**Task prompt**
Leave out the pictures, and write out exactly the lines from the beginning of the material to the line holding "const yTicksC = [80,85,90,95,100];", that line included, and nothing else.
::::
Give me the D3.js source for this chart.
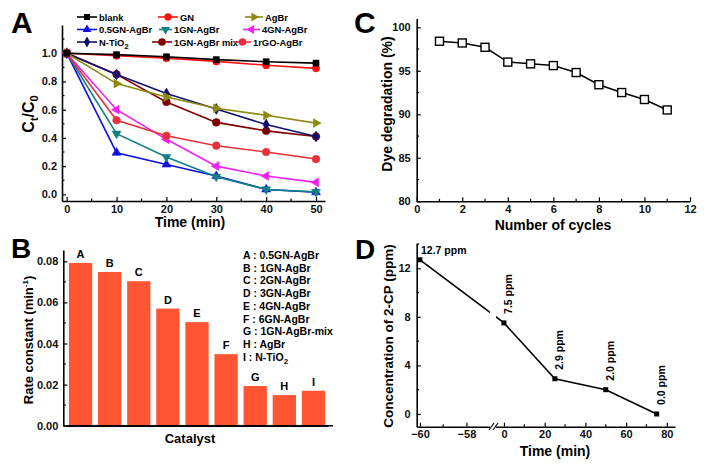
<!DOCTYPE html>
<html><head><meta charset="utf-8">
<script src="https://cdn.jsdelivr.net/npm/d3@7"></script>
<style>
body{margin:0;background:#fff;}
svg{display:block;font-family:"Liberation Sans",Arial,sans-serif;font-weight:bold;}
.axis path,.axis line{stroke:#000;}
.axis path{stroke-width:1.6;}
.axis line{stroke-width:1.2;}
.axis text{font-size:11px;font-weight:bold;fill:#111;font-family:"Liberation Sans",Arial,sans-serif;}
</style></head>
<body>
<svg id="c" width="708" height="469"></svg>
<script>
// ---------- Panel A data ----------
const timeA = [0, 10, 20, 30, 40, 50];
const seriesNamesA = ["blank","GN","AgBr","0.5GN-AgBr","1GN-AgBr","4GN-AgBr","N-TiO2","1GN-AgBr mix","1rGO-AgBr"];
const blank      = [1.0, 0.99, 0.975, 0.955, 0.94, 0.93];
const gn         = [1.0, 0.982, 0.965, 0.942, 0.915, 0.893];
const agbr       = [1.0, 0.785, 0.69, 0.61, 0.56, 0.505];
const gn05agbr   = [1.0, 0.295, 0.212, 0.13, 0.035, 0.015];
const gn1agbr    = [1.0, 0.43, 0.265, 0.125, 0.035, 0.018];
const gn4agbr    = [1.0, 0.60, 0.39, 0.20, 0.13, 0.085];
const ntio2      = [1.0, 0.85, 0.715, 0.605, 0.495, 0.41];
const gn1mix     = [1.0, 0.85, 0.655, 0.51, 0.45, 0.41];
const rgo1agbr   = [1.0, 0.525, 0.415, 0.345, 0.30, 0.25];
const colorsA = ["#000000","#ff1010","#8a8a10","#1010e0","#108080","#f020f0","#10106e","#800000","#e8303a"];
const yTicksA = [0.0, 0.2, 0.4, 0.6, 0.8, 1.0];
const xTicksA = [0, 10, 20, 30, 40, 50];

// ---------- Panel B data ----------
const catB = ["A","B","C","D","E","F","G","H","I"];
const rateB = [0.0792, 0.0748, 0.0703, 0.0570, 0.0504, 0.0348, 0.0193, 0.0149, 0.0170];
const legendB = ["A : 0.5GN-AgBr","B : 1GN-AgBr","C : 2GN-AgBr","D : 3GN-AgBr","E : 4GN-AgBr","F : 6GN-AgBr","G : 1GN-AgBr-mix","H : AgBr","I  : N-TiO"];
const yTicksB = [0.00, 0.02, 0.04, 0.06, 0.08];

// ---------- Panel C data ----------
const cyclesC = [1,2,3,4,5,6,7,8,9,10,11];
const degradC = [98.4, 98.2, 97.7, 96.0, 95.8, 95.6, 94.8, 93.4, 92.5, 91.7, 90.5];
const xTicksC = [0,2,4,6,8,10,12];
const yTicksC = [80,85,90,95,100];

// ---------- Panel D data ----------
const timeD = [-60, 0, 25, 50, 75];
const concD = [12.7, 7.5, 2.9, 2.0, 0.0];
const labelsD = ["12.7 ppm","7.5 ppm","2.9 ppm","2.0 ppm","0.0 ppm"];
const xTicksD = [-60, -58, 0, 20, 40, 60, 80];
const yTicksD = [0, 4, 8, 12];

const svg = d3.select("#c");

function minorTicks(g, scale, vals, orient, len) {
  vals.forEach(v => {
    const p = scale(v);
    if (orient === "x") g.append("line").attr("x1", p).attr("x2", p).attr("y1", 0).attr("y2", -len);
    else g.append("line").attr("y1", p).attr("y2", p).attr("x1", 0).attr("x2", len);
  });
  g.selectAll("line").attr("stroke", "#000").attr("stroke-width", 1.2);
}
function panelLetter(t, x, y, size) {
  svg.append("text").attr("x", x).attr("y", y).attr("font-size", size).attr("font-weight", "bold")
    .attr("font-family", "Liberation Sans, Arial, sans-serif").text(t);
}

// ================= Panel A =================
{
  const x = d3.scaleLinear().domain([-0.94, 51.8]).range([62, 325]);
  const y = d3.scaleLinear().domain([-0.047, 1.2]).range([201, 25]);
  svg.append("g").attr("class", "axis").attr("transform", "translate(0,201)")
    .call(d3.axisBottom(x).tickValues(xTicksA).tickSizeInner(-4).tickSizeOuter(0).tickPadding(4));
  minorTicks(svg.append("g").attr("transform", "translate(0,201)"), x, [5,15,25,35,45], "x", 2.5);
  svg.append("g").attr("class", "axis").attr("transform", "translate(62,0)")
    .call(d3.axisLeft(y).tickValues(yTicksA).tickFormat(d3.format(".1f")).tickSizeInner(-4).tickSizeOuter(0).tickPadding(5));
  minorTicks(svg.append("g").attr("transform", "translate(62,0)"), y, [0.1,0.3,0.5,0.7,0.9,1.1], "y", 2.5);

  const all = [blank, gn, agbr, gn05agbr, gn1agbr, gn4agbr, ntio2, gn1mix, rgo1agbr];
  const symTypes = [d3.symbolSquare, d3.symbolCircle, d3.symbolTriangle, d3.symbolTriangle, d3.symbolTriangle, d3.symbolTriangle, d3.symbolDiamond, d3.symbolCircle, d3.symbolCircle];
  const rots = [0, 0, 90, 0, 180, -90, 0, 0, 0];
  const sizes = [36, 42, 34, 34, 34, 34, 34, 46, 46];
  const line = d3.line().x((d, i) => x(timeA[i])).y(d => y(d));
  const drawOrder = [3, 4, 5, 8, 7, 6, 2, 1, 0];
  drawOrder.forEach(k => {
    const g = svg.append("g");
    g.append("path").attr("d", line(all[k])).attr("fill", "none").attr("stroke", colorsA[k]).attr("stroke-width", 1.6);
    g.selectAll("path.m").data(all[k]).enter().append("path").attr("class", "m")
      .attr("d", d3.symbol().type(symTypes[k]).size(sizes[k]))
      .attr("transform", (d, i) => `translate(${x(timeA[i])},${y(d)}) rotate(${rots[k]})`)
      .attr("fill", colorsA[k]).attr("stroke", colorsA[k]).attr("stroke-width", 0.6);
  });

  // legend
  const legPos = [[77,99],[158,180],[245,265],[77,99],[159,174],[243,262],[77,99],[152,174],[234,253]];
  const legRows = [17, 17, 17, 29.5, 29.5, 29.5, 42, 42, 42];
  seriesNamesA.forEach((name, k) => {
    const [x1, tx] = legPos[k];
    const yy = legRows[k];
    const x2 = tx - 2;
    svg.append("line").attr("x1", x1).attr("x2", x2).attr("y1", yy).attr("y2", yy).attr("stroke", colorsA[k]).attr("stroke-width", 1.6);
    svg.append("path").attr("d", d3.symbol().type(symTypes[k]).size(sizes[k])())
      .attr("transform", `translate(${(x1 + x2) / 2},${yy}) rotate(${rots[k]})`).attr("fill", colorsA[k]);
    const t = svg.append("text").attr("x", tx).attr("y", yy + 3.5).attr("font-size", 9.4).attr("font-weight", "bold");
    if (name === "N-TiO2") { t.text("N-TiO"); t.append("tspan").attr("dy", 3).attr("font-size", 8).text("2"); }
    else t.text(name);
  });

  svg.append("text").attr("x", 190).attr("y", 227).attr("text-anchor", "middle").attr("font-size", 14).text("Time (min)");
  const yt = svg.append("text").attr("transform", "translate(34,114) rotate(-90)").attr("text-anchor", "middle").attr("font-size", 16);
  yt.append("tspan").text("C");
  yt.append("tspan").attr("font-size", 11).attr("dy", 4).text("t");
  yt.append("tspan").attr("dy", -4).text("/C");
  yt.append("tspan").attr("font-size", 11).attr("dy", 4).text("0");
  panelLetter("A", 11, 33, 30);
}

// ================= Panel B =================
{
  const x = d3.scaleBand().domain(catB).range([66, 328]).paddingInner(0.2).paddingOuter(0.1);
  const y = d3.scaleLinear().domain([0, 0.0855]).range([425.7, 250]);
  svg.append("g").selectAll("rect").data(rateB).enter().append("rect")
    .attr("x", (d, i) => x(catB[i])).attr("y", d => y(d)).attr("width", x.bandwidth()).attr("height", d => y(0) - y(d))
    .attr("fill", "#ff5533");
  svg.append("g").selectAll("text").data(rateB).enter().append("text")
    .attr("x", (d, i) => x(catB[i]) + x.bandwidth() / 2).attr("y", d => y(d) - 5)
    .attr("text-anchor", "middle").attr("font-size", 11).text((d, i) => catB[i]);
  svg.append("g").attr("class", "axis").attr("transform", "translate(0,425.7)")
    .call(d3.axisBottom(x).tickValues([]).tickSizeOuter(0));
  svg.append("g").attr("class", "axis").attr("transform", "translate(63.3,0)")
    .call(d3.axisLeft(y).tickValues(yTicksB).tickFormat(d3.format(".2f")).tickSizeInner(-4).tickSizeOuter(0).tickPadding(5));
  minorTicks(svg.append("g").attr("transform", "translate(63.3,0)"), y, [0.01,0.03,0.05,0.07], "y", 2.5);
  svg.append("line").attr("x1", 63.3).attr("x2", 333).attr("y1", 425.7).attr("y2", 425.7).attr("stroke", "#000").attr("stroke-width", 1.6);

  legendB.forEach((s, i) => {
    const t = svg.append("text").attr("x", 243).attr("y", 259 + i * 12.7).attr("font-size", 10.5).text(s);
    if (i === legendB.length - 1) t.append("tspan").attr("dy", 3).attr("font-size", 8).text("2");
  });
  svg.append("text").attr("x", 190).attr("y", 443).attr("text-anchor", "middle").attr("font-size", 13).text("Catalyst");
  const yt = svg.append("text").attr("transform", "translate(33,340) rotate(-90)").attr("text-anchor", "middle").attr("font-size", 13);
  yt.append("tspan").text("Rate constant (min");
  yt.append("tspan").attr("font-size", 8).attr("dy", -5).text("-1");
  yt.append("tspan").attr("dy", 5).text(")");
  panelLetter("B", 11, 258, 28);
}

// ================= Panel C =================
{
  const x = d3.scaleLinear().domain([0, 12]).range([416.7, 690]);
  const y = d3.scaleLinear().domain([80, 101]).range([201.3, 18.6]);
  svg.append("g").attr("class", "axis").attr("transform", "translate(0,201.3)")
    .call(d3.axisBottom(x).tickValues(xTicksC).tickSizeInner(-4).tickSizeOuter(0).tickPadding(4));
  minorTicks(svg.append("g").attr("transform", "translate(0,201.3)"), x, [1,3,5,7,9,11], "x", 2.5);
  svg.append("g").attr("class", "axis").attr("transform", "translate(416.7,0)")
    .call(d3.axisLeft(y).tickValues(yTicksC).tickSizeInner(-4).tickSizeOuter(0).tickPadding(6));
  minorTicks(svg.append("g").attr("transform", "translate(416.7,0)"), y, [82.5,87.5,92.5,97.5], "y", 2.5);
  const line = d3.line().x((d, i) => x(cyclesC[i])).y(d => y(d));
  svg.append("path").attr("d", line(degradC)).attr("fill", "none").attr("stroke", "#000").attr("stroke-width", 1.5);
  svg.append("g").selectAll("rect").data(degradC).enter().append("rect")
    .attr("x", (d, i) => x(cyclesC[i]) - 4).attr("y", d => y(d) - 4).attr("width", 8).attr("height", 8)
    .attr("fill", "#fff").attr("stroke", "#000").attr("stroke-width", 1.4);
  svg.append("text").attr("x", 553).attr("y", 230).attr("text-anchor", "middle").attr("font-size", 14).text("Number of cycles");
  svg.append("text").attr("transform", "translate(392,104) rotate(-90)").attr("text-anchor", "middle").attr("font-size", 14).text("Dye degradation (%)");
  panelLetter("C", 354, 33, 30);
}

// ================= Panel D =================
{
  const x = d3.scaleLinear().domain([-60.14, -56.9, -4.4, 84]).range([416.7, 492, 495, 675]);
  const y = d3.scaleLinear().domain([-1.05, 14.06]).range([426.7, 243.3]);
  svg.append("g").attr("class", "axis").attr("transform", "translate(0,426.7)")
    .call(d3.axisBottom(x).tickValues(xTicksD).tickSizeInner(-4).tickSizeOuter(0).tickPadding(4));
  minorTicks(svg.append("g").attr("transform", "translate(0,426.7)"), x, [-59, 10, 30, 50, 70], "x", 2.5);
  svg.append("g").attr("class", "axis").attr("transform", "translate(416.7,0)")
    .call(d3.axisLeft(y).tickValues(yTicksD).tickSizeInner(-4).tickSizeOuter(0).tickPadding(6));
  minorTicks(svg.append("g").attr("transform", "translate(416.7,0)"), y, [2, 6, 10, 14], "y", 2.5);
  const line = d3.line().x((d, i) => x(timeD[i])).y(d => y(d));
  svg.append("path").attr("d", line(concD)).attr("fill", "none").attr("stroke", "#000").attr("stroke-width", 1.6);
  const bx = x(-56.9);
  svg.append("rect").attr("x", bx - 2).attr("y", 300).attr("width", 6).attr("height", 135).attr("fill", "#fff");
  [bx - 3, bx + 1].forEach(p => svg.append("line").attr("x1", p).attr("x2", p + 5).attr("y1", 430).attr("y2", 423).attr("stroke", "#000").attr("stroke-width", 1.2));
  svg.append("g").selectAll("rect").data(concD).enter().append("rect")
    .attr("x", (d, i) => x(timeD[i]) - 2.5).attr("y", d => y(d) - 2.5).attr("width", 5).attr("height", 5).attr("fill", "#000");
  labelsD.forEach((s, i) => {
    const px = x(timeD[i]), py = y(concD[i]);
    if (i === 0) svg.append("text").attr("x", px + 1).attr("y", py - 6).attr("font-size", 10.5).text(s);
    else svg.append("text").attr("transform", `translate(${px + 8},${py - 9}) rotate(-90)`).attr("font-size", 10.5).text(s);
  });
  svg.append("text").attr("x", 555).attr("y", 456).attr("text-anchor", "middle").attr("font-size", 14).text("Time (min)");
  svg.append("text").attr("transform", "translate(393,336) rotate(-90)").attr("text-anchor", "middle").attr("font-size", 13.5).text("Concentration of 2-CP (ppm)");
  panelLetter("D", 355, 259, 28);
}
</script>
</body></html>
::::
**Written answer**
Give me the D3.js source for this chart.
<!DOCTYPE html>
<html><head><meta charset="utf-8">
<script src="https://cdn.jsdelivr.net/npm/d3@7"></script>
<style>
body{margin:0;background:#fff;}
svg{display:block;font-family:"Liberation Sans",Arial,sans-serif;font-weight:bold;}
.axis path,.axis line{stroke:#000;}
.axis path{stroke-width:1.6;}
.axis line{stroke-width:1.2;}
.axis text{font-size:11px;font-weight:bold;fill:#111;font-family:"Liberation Sans",Arial,sans-serif;}
</style></head>
<body>
<svg id="c" width="708" height="469"></svg>
<script>
// ---------- Panel A data ----------
const timeA = [0, 10, 20, 30, 40, 50];
const seriesNamesA = ["blank","GN","AgBr","0.5GN-AgBr","1GN-AgBr","4GN-AgBr","N-TiO2","1GN-AgBr mix","1rGO-AgBr"];
const blank      = [1.0, 0.99, 0.975, 0.955, 0.94, 0.93];
const gn         = [1.0, 0.982, 0.965, 0.942, 0.915, 0.893];
const agbr       = [1.0, 0.785, 0.69, 0.61, 0.56, 0.505];
const gn05agbr   = [1.0, 0.295, 0.212, 0.13, 0.035, 0.015];
const gn1agbr    = [1.0, 0.43, 0.265, 0.125, 0.035, 0.018];
const gn4agbr    = [1.0, 0.60, 0.39, 0.20, 0.13, 0.085];
const ntio2      = [1.0, 0.85, 0.715, 0.605, 0.495, 0.41];
const gn1mix     = [1.0, 0.85, 0.655, 0.51, 0.45, 0.41];
const rgo1agbr   = [1.0, 0.525, 0.415, 0.345, 0.30, 0.25];
const colorsA = ["#000000","#ff1010","#8a8a10","#1010e0","#108080","#f020f0","#10106e","#800000","#e8303a"];
const yTicksA = [0.0, 0.2, 0.4, 0.6, 0.8, 1.0];
const xTicksA = [0, 10, 20, 30, 40, 50];

// ---------- Panel B data ----------
const catB = ["A","B","C","D","E","F","G","H","I"];
const rateB = [0.0792, 0.0748, 0.0703, 0.0570, 0.0504, 0.0348, 0.0193, 0.0149, 0.0170];
const legendB = ["A : 0.5GN-AgBr","B : 1GN-AgBr","C : 2GN-AgBr","D : 3GN-AgBr","E : 4GN-AgBr","F : 6GN-AgBr","G : 1GN-AgBr-mix","H : AgBr","I  : N-TiO"];
const yTicksB = [0.00, 0.02, 0.04, 0.06, 0.08];

// ---------- Panel C data ----------
const cyclesC = [1,2,3,4,5,6,7,8,9,10,11];
const degradC = [98.4, 98.2, 97.7, 96.0, 95.8, 95.6, 94.8, 93.4, 92.5, 91.7, 90.5];
const xTicksC = [0,2,4,6,8,10,12];
const yTicksC = [80,85,90,95,100];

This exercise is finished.